(Given problem) Count how many lines contain the word "React". Please give only the number.

Code that draws figures:
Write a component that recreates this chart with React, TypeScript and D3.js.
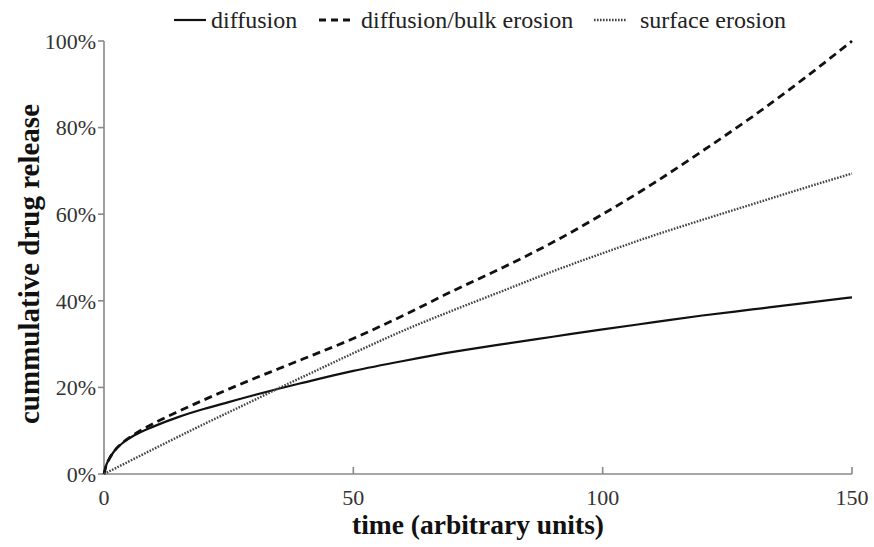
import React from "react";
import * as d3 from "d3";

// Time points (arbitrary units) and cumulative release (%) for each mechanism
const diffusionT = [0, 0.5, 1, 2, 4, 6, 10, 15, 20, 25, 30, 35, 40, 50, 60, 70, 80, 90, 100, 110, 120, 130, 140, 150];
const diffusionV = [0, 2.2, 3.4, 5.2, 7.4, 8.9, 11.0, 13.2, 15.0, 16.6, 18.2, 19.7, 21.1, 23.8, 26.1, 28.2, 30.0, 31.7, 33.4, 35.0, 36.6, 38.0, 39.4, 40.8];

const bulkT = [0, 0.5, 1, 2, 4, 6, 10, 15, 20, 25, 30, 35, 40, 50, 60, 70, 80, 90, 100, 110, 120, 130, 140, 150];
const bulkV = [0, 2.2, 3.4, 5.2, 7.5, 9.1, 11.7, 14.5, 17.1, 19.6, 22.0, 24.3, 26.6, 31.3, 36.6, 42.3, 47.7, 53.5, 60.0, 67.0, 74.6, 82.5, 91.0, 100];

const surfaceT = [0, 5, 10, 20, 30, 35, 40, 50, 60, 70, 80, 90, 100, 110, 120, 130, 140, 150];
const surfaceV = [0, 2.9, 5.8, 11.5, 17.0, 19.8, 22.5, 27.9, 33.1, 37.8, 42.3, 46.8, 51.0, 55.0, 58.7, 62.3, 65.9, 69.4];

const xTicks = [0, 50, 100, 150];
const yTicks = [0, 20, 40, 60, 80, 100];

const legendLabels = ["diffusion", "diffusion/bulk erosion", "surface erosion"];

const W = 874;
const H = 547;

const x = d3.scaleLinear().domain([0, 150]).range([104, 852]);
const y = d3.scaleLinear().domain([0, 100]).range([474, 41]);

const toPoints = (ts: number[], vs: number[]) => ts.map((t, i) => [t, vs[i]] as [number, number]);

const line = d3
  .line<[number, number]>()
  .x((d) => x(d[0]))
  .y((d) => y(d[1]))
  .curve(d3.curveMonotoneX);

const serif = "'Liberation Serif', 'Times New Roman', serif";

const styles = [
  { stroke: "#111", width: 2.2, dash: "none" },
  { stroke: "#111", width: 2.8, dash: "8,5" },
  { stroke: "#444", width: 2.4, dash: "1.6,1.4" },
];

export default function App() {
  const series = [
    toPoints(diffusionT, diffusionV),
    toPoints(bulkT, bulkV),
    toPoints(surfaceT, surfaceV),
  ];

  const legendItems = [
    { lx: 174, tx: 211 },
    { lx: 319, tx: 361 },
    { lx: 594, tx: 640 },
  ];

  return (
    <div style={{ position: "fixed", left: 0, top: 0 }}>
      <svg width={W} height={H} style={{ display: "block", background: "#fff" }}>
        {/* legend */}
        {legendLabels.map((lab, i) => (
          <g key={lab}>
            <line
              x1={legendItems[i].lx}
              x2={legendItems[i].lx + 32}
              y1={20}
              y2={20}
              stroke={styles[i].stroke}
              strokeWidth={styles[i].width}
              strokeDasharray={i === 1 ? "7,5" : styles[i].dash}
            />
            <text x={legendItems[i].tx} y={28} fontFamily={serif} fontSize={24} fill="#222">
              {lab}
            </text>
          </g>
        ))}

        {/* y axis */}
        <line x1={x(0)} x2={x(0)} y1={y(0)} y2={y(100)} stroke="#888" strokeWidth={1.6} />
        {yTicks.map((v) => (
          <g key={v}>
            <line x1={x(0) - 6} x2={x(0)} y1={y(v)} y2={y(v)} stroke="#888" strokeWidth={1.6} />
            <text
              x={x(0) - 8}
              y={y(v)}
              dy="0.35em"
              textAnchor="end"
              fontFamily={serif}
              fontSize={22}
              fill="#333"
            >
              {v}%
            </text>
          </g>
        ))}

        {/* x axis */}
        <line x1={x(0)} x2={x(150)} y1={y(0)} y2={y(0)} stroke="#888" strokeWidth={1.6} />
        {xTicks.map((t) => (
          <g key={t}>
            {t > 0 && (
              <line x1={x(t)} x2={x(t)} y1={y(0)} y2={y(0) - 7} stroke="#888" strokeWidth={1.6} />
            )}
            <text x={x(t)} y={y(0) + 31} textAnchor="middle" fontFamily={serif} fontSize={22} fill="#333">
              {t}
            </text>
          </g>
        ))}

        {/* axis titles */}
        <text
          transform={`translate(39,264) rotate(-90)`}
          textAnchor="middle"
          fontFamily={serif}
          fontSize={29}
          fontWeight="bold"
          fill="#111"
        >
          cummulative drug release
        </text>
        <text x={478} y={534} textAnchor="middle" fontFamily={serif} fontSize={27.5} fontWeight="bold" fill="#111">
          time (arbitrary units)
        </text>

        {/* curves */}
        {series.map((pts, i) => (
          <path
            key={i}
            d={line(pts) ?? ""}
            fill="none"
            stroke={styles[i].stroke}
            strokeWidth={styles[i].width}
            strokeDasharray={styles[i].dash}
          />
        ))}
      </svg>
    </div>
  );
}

* * *

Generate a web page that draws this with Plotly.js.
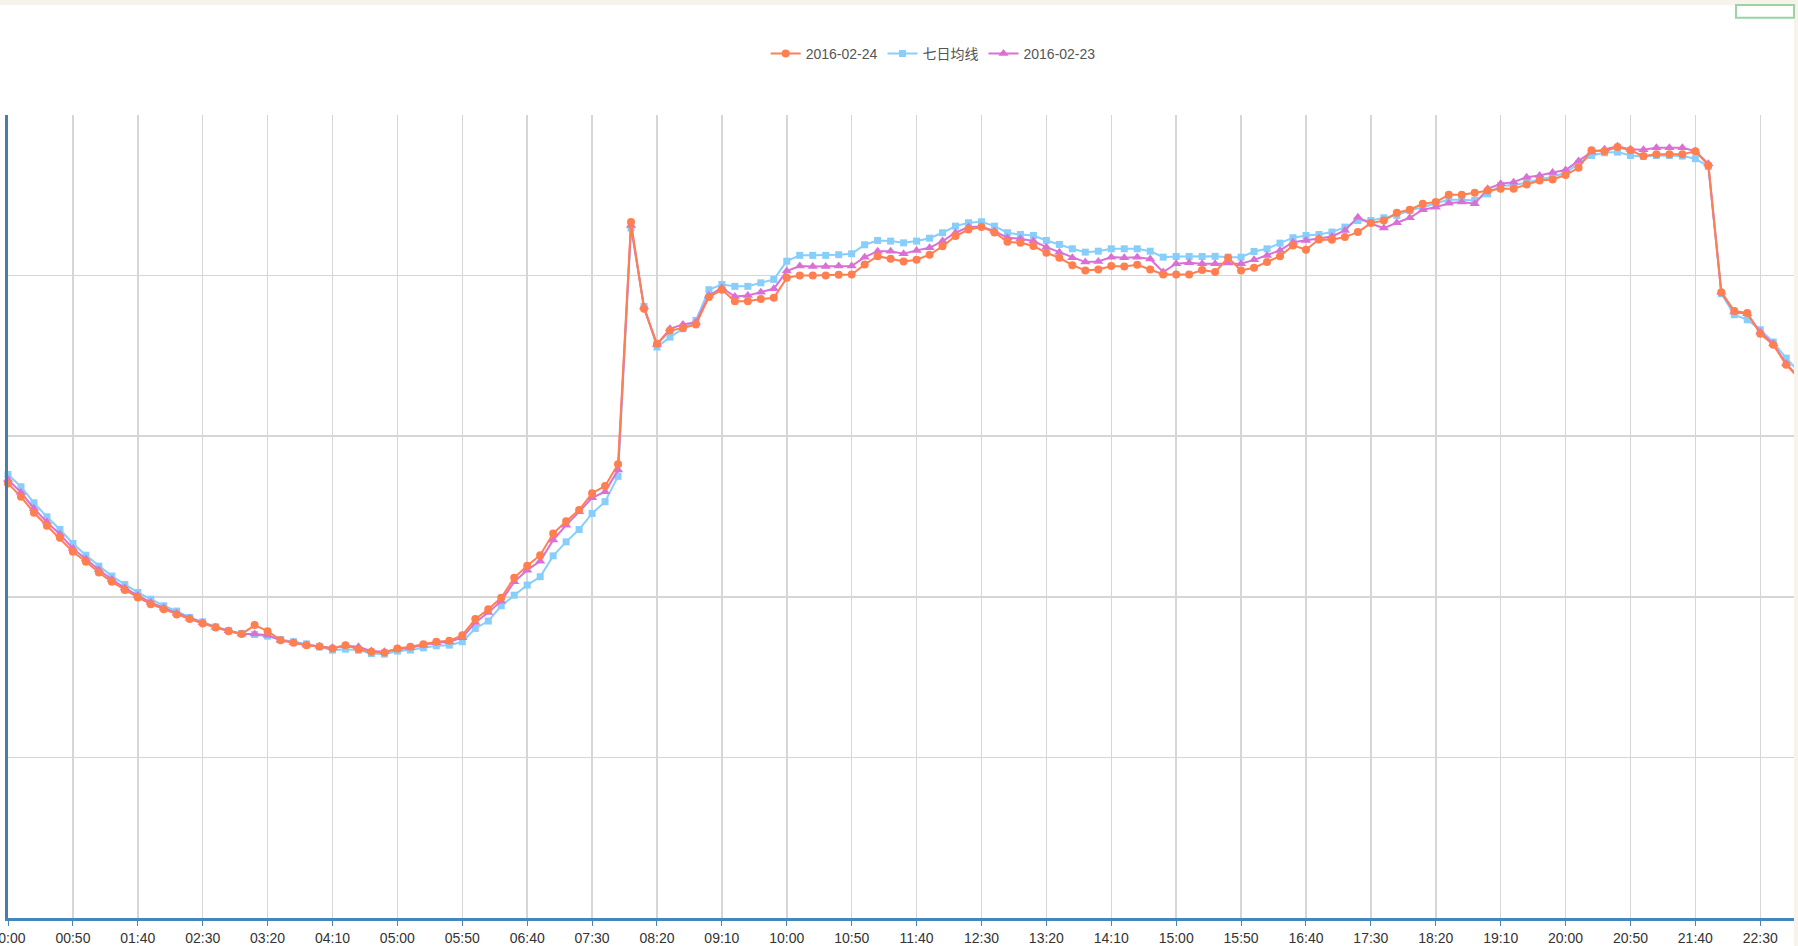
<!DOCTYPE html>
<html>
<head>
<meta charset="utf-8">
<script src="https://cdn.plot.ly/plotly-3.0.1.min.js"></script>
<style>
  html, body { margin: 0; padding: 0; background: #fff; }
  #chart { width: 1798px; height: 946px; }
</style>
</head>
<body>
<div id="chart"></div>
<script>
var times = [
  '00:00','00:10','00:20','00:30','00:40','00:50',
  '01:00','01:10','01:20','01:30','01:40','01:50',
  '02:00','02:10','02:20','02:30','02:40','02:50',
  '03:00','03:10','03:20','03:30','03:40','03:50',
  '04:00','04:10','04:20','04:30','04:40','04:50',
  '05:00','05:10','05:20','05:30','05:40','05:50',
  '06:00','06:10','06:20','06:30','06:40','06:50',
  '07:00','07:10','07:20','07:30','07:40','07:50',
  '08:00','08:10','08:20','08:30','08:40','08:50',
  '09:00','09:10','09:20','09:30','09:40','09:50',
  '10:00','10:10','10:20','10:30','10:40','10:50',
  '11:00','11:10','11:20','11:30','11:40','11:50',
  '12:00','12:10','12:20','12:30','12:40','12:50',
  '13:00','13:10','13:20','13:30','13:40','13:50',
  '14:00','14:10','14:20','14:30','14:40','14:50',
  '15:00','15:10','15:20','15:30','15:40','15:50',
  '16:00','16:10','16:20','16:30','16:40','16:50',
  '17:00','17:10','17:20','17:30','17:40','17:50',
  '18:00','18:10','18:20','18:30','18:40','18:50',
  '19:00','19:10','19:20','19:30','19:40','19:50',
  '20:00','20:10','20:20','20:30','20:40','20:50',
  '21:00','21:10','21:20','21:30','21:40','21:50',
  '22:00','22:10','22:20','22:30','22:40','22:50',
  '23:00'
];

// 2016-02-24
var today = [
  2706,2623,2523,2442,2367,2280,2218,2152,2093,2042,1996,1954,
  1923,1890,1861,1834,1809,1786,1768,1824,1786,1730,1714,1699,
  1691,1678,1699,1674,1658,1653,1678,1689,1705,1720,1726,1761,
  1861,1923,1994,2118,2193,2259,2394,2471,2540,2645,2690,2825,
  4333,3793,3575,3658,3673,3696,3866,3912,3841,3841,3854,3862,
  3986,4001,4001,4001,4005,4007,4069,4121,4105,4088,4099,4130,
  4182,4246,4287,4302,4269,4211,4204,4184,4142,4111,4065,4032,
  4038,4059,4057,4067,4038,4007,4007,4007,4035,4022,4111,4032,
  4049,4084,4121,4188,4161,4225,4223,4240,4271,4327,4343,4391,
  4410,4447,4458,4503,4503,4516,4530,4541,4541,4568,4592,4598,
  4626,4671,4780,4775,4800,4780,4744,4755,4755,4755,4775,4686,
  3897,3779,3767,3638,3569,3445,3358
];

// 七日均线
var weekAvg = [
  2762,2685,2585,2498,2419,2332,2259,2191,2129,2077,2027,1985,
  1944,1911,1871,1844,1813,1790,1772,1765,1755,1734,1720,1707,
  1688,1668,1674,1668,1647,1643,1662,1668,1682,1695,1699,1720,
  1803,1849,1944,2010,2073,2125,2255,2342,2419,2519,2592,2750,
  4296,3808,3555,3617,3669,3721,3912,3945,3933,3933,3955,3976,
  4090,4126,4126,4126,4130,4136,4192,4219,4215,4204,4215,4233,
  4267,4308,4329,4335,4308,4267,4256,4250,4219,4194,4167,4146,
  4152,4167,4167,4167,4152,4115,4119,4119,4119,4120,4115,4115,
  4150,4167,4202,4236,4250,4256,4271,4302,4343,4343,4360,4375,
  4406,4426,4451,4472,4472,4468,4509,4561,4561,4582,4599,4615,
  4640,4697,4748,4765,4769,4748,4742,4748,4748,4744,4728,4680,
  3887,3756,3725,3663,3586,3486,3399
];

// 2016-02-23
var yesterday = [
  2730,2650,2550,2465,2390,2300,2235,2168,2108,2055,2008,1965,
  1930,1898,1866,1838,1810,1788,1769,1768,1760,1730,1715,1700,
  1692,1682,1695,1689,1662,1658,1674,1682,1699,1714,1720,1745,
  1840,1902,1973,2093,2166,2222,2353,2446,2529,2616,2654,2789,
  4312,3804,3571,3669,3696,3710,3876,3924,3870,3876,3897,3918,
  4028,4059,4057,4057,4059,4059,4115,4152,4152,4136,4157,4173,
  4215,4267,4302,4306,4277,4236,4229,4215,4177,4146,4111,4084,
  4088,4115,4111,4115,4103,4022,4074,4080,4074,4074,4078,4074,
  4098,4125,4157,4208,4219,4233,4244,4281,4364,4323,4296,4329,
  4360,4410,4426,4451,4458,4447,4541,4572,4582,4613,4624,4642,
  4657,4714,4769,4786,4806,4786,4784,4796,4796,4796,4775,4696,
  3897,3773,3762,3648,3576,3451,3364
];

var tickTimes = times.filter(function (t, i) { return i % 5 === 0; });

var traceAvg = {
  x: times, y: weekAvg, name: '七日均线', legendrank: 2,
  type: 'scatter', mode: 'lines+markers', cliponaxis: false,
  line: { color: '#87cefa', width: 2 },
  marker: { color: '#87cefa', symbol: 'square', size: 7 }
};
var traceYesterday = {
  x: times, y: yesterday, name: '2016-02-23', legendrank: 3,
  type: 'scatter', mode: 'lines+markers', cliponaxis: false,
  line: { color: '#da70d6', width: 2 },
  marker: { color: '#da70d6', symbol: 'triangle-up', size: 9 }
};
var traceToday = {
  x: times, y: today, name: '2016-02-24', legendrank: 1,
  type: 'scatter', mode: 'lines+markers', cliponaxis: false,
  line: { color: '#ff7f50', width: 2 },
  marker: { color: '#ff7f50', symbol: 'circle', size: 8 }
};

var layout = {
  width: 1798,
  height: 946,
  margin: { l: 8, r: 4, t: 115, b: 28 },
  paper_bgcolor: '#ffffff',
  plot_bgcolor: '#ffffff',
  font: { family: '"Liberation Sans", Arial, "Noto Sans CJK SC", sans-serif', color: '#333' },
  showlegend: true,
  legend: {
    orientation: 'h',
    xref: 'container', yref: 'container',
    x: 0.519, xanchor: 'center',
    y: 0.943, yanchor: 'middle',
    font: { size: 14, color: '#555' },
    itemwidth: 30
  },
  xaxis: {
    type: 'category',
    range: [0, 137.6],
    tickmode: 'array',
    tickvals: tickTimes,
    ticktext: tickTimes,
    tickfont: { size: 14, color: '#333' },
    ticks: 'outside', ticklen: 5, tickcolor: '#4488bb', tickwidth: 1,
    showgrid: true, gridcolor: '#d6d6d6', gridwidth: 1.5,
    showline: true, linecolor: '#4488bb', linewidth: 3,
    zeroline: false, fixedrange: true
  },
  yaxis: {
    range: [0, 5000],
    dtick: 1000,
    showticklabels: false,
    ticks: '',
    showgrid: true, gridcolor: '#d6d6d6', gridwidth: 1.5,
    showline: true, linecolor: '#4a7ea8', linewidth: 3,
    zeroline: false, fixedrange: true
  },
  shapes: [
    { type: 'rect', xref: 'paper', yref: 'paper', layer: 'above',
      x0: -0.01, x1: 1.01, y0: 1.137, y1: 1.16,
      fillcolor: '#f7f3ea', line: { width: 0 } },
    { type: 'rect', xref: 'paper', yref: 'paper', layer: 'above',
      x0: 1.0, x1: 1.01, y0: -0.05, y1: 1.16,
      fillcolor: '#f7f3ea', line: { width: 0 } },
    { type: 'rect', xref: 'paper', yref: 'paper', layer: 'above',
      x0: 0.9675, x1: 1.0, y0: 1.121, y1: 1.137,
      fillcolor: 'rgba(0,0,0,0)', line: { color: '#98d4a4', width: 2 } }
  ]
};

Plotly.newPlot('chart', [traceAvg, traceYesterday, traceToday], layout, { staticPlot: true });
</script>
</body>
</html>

(Worked solution) 2